Quando ci si trova in situazioni di abuso, la realtà virtuale smette di essere un gioco e una palestra di socializzazione per diventare un’esperienza patologica, che porta a gravi difficoltà per lo sviluppo psichico.

I ragazzi arrivano a fare un uso compulsavo di Internet, smartphone, Social Network e videogames e progressivamente smettono di investire il loro tempo e le loro energie nello studio, nelle uscite con gli amici, nello sport.

L’immersione totalizzante nelle reti virtuali conduce ad una sovraesposizione di sé ed è contemporaneamente un luogo di rifugio, diventando così un’esperienza deleteria per il normale sviluppo psicosociale.

Dall’esperienza clinica emerge la fragilità di questi ragazzi, che faticano a mantenere una continuità tra il Sé reale e l’esperienza digitale, fino ad allontanarsi dal concreto del loro presente per immergersi sempre più nella realtà virtuale. Sono ragazzi che tollerano poco l’attesa, non riescono a filtrare le informazioni con un pensiero critico e faticano a rappresentarsi le conseguenze delle loro azioni.

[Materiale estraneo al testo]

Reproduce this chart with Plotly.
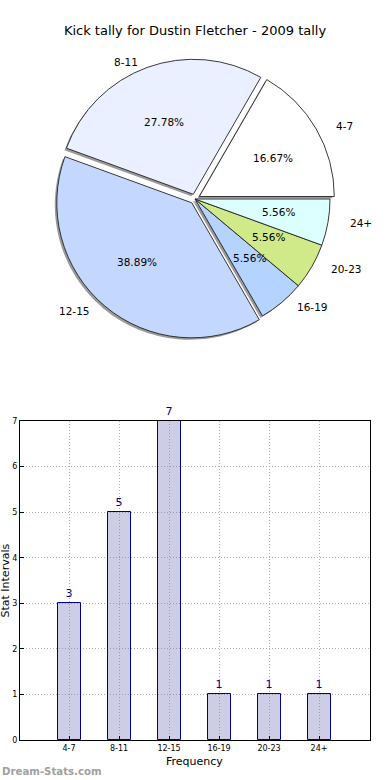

I genitori, “migranti digitali”, fanno molta fatica a comprendere il mondo virtuale e non si sentono attrezzati né per valutare la gravità del comportamento del figlio, né per aiutarlo. Provano con i ricatti, con le ricompense, con il controllo, ma alla fine si sentono impotenti. E’ necessario che i genitori abbiano delle chiavi di lettura per comprendere cosa sta succedendo, per non demonizzare totalmente l’uso della rete virtuale e consentire al figlio di adottare modalità di socializzazione efficaci e urli ad un sano sviluppo di sé.